In that context, the question isn’t whether feminism went too far. It’s how anyone can still pretend it went far enough. It’s difficult to take critiques of feminism seriously in a world where male solidarity routinely outranks basic moral judgment.
One of the foundational acts of the Roman empire was the construction of the Cloaca Maxima, the great sewer that carried off the city’s effluent and made its glories possible. The Romans thought of it as sacred and gave it its own presiding deity, Cloacina.
The Epstein archive is the Cloaca Maxima of the contemporary American empire, a vast sewage system that underlies and enables the triumph of gilded misogyny. Epstein is its sacred monster, the presiding deity of the cult of rapacity to whom men of privilege sent up their supplications: let us prey.The Epstein files (and we should remember that millions of documents are still being withheld, presumably to protect the guilty) are the underground waste disposal system of a very open and massive construct: the backlash against feminism. These are secret histories of a counter-revolution. Epstein and all those within his astonishingly expansive sphere of influence – bankers, speculators, political players, but also scientists, intellectuals and artists – are culture warriors. The war is being waged on women. What we see in the files is a coherent and concerted reaction by elite men against one of the great revolutions of history: the feminist revolt of the 1960s and 1970s.
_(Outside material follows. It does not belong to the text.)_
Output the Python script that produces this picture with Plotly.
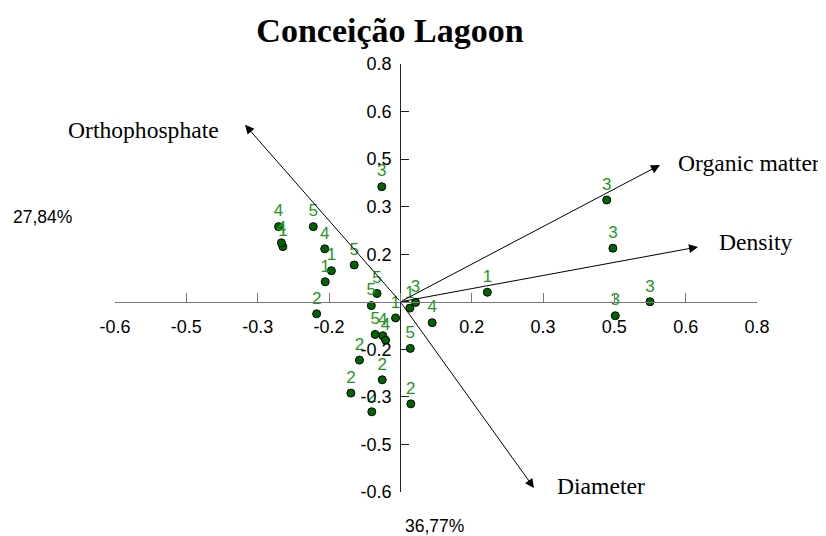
import plotly.graph_objects as go

# ---- data ----
groups = ["1"] * 6 + ["2"] * 6 + ["3"] * 6 + ["4"] * 6 + ["5"] * 6
pc1 = [0.183, -0.145, -0.158, -0.010, 0.020, -0.247,
       -0.176, -0.086, -0.038, -0.104, -0.060, 0.022,
       -0.039, 0.434, 0.447, 0.525, 0.452, 0.032,
       -0.256, -0.250, -0.159, 0.067, -0.037, -0.031,
       -0.183, -0.097, -0.049, -0.061, -0.053, 0.021]
pc2 = [0.030, 0.098, 0.063, -0.051, -0.020, 0.174,
       -0.038, -0.184, -0.246, -0.288, -0.347, -0.322,
       0.363, 0.321, 0.169, 0.000, -0.044, -0.002,
       0.237, 0.186, 0.167, -0.066, -0.107, -0.121,
       0.237, 0.116, 0.026, -0.012, -0.103, -0.147]

var_names = ["Orthophosphate", "Organic matter", "Density", "Diameter"]
var_pc1 = [-0.3265, 0.546, 0.626, 0.281]
var_pc2 = [0.558, 0.4315, 0.173, -0.587]

tick_vals = [-0.6, -0.45, -0.3, -0.15, 0, 0.15, 0.3, 0.45, 0.6, 0.75]
tick_text = ["-0.6", "-0.5", "-0.3", "-0.2", "", "0.2", "0.3", "0.5", "0.6", "0.8"]
pc1_label = "36,77%"
pc2_label = "27,84%"
title = "Conceição Lagoon"

# ---- figure ----
# page body has an 8px margin, so the figure is drawn 8px in from the top-left
W, H = 818, 528
x_range = [-0.6, 0.75]
y_range = [-0.6, 0.75]
x_zero = (0 - y_range[0]) / (y_range[1] - y_range[0])
y_zero = (0 - x_range[0]) / (x_range[1] - x_range[0])

fig = go.Figure()
fig.add_trace(go.Scatter(
    x=pc1, y=pc2, mode="markers+text", text=groups,
    textposition="top center",
    textfont=dict(family="Liberation Sans, Arial", size=17, color="#1f961f"),
    marker=dict(size=8, color="#006400", line=dict(color="black", width=1)),
    cliponaxis=False, showlegend=False, hoverinfo="skip",
))

label_cfg = {
    "Orthophosphate": dict(xanchor="right", xshift=-24, yshift=-5),
    "Organic matter": dict(xanchor="left", xshift=16, yshift=2),
    "Density": dict(xanchor="left", xshift=19, yshift=5),
    "Diameter": dict(xanchor="left", xshift=21, yshift=2),
}
annotations = []
for name, vx, vy in zip(var_names, var_pc1, var_pc2):
    annotations.append(dict(
        x=vx, y=vy, ax=0, ay=0, xref="x", yref="y", axref="x", ayref="y",
        showarrow=True, arrowhead=2, arrowsize=1.8, arrowwidth=1,
        arrowcolor="black", text="",
    ))
    cfg = label_cfg[name]
    annotations.append(dict(
        x=vx, y=vy, xref="x", yref="y", showarrow=False, text=name,
        xanchor=cfg["xanchor"], yanchor="middle",
        xshift=cfg["xshift"], yshift=cfg["yshift"],
        font=dict(family="Liberation Serif, Times New Roman", size=23.6, color="black"),
    ))

annotations.append(dict(
    x=-0.1137, y=0.6425, xref="paper", yref="paper", showarrow=False,
    text=pc2_label, xanchor="center", yanchor="middle",
    font=dict(family="Liberation Sans, Arial", size=17.5, color="black"),
))
annotations.append(dict(
    x=0.4984, y=-0.0794, xref="paper", yref="paper", showarrow=False,
    text=pc1_label, xanchor="center", yanchor="middle",
    font=dict(family="Liberation Sans, Arial", size=17.5, color="black"),
))

fig.update_layout(
    width=W, height=H,
    margin=dict(l=107, r=69, t=56, b=44, autoexpand=False),
    plot_bgcolor="white", paper_bgcolor="white",
    title=dict(text="<b>" + title + "</b>", x=382 / W, xref="container", xanchor="center",
               y=1 - 22 / H, yanchor="middle",
               font=dict(family="Liberation Serif, Times New Roman", size=34, color="black")),
    annotations=annotations,
    xaxis=dict(range=x_range, anchor="free", position=x_zero, automargin=False,
               showgrid=False, zeroline=False, showline=True,
               linecolor="#777777", linewidth=1.3,
               ticks="inside", ticklen=9, tickcolor="#777777", tickwidth=1.3,
               tickvals=tick_vals, ticktext=tick_text,
               ticklabelstandoff=8,
               tickfont=dict(family="Liberation Sans, Arial", size=18, color="black")),
    yaxis=dict(range=y_range, anchor="free", position=y_zero, automargin=False,
               showgrid=False, zeroline=False, showline=True,
               linecolor="#222222", linewidth=1.2,
               ticks="inside", ticklen=8, tickcolor="#222222", tickwidth=1.2,
               tickvals=tick_vals, ticktext=tick_text,
               ticklabelstandoff=5,
               tickfont=dict(family="Liberation Sans, Arial", size=18, color="black")),
)

fig.write_html("out.html")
It’s not all men. It’s not all billionaires. It’s not all power brokers. But it’s a lot of the ones that have been dictating a lot of the terms about the place. It’s not even that it’s a lot of men, it’s the fact that the slippery networking, covering-up, the leveraging and assumed exclusivity of what was a men’s club cult seems so normal, so familiar, so assumed for them all. Like it’s what they do all day, in their outside lives.